Where does the string "Python" appear in the records? Copy every line that contains it.

■ Material shown:
━━━━━━━━━━━━━━━━━━━━

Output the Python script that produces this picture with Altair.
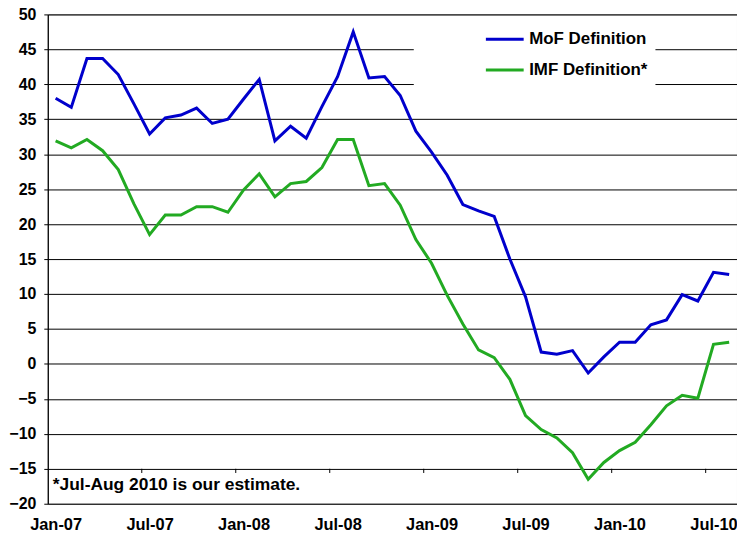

━━━━━━━━━━━━━━━━━━━━

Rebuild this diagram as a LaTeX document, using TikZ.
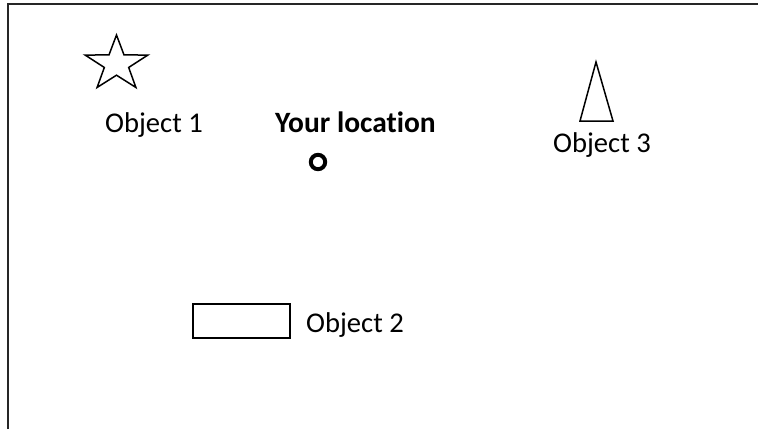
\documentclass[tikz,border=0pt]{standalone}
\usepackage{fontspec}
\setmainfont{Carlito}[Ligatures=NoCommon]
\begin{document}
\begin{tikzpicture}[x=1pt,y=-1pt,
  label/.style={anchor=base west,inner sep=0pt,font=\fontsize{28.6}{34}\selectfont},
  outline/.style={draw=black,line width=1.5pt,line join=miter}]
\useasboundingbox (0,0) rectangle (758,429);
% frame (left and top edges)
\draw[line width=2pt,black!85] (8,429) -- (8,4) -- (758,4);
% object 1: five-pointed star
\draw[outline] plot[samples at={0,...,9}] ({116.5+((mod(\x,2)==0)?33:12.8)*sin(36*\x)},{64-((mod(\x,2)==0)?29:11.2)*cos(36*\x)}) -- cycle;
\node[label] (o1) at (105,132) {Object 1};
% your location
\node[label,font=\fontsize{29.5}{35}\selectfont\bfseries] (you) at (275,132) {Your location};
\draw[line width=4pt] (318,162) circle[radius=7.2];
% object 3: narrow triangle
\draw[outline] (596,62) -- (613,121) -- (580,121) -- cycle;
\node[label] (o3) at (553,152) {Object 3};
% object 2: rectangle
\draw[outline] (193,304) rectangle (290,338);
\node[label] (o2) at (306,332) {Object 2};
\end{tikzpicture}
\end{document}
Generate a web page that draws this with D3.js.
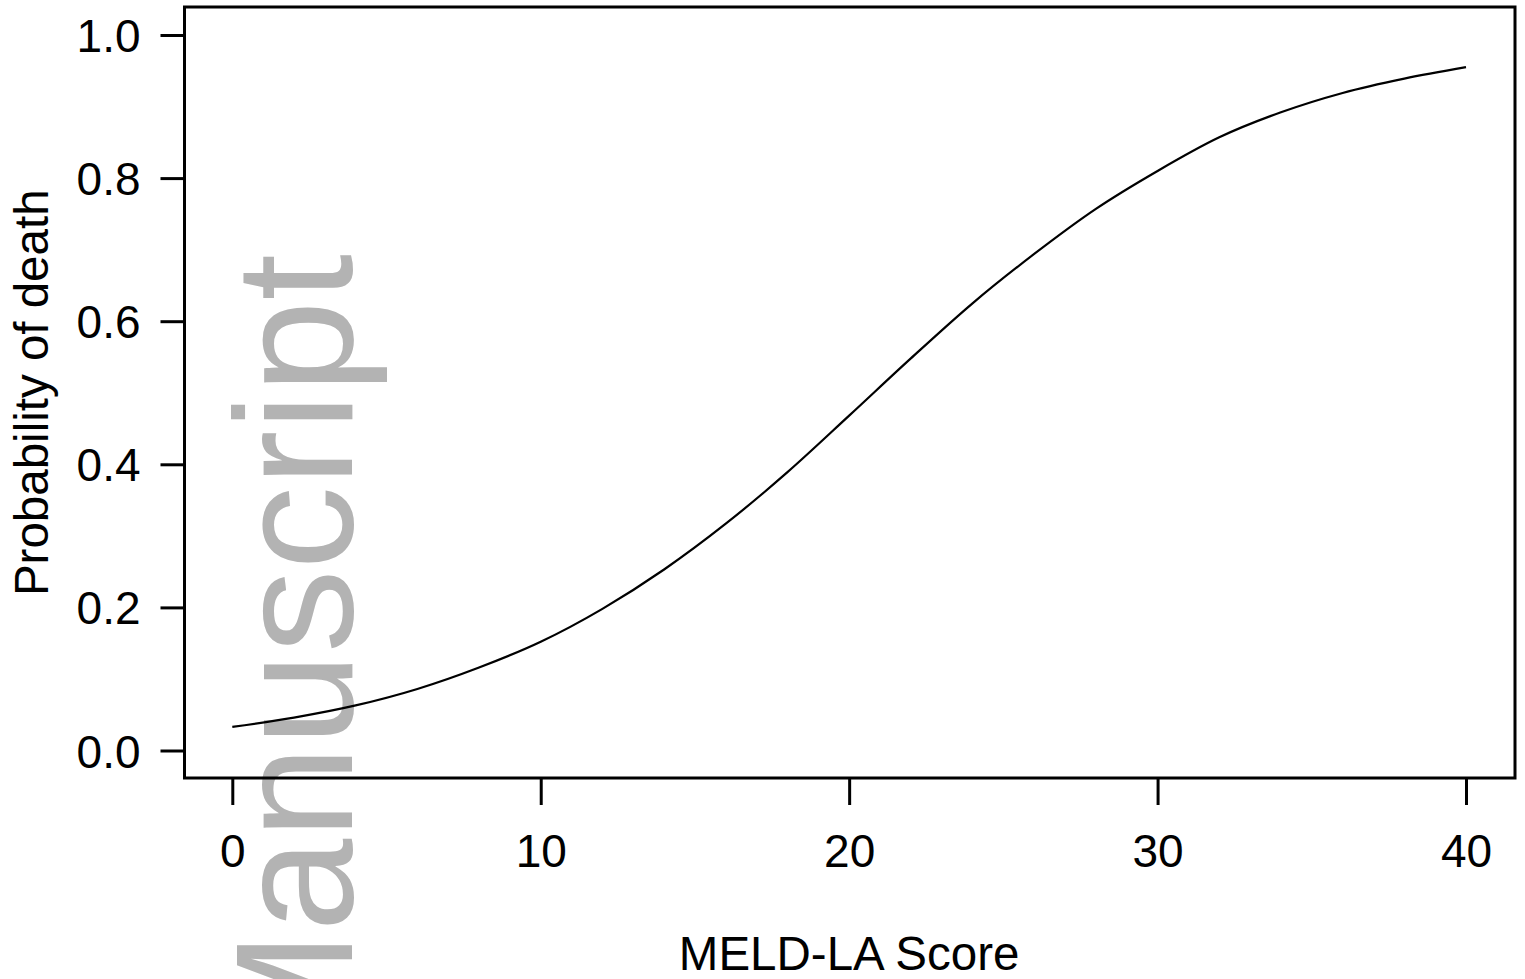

━━━━━━━━━━━━━━━━━━━━

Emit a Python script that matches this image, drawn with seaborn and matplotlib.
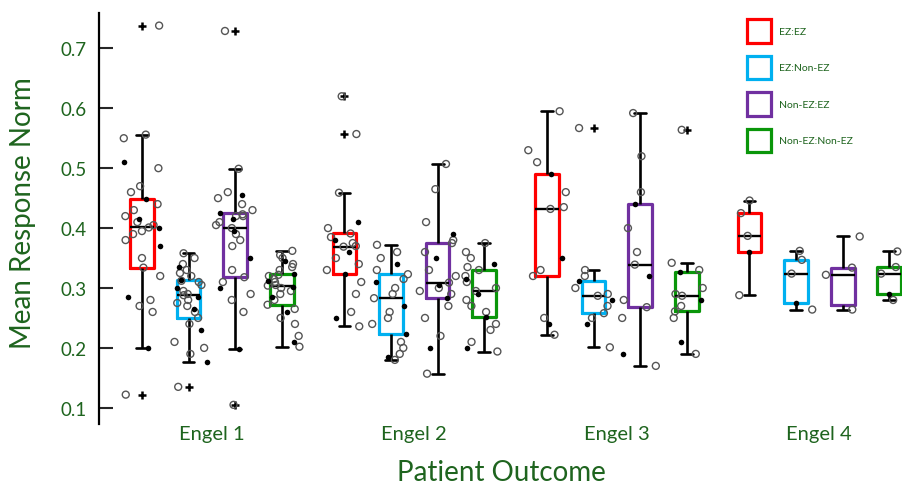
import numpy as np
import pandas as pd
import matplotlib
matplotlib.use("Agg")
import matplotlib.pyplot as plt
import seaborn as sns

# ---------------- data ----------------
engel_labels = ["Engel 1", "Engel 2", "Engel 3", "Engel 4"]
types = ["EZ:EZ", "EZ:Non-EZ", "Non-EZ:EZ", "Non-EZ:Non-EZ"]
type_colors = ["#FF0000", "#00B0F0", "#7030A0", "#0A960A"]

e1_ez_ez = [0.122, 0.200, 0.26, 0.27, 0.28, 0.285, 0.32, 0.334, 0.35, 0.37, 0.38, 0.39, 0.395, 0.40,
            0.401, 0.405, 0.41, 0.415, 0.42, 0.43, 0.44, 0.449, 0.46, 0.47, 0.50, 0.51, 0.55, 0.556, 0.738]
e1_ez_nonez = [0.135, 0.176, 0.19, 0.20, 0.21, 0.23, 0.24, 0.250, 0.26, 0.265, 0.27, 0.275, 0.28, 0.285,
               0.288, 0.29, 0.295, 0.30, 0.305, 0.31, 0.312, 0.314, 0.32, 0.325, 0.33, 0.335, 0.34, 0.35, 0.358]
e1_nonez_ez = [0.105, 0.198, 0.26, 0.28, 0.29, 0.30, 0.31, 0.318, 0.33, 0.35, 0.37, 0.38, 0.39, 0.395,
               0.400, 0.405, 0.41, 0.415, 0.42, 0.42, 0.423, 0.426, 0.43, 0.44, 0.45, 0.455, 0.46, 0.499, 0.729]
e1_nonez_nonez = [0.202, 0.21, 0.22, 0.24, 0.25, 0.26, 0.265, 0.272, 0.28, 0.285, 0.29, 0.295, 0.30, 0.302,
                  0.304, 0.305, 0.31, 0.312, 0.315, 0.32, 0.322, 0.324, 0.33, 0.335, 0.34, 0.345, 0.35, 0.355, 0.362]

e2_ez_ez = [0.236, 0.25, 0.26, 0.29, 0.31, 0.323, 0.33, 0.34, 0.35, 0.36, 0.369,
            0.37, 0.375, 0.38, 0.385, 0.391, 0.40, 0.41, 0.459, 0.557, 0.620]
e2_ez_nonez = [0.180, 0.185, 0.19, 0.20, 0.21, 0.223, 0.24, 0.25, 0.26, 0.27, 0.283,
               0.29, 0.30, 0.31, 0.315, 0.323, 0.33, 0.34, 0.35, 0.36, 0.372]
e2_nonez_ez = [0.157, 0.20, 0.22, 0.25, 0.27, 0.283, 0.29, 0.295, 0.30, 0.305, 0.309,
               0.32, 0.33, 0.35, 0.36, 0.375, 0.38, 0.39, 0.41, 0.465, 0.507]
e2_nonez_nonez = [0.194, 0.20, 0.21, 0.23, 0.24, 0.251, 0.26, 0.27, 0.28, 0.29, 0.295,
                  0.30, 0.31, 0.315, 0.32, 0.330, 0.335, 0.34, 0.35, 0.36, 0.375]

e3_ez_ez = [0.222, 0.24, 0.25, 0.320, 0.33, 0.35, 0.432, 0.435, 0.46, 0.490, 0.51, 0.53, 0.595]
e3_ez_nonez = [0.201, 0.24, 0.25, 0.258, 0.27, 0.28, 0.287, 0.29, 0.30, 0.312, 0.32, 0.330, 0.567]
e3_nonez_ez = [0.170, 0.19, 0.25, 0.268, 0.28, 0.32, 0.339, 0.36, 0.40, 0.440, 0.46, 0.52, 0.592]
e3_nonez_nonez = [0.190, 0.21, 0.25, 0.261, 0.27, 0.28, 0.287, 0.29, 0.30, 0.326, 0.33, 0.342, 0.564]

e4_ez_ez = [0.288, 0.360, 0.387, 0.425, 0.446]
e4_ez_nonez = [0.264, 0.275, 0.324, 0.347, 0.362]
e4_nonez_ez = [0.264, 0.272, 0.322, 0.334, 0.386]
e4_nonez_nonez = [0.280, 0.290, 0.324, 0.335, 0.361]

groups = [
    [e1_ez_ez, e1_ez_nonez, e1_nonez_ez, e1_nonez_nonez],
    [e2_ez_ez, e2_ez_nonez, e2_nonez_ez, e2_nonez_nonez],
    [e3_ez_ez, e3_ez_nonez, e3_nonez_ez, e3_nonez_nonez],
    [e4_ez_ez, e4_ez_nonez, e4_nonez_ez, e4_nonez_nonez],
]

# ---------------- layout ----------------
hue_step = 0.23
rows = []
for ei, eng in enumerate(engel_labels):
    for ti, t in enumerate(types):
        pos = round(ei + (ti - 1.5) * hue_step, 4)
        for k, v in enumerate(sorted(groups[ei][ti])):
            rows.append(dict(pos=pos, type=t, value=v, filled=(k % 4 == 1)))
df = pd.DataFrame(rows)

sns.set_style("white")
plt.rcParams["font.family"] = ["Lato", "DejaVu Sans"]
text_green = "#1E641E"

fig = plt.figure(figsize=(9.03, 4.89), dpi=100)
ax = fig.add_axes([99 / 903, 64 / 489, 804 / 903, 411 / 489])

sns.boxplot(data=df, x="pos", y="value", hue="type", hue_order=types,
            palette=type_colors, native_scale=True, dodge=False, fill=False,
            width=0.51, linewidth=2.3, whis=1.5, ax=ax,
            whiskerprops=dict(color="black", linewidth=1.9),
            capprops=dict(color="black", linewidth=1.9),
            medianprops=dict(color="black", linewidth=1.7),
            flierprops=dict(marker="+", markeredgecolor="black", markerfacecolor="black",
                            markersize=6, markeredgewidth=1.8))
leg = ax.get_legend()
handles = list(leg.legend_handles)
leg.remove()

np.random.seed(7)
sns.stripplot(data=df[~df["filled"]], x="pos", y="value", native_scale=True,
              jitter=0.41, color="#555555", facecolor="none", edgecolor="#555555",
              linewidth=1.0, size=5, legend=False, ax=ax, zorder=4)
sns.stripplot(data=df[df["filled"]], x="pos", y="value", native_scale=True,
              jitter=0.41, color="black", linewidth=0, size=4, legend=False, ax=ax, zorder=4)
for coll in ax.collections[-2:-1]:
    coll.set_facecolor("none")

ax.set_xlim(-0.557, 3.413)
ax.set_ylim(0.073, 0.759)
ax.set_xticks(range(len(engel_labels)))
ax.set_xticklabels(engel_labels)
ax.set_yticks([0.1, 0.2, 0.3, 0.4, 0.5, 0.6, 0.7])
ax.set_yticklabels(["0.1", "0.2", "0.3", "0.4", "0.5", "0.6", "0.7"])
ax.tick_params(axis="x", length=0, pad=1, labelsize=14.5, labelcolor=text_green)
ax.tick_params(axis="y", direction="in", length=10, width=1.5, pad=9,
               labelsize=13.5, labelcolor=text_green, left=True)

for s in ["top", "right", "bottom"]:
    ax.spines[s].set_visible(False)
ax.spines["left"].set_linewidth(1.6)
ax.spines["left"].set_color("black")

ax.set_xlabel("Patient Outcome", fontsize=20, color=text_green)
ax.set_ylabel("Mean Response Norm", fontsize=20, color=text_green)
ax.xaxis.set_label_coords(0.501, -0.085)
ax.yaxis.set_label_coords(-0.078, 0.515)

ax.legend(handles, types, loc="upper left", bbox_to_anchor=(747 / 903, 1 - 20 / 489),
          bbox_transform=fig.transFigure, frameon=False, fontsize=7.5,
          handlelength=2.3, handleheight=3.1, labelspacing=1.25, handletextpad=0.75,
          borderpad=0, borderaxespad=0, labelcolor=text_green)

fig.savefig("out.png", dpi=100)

━━━━━━━━━━━━━━━━━━━━

■ Solution:
Output the Python script that produces this picture with Altair.
Emit a Python script that matches this image, drawn with seaborn and matplotlib.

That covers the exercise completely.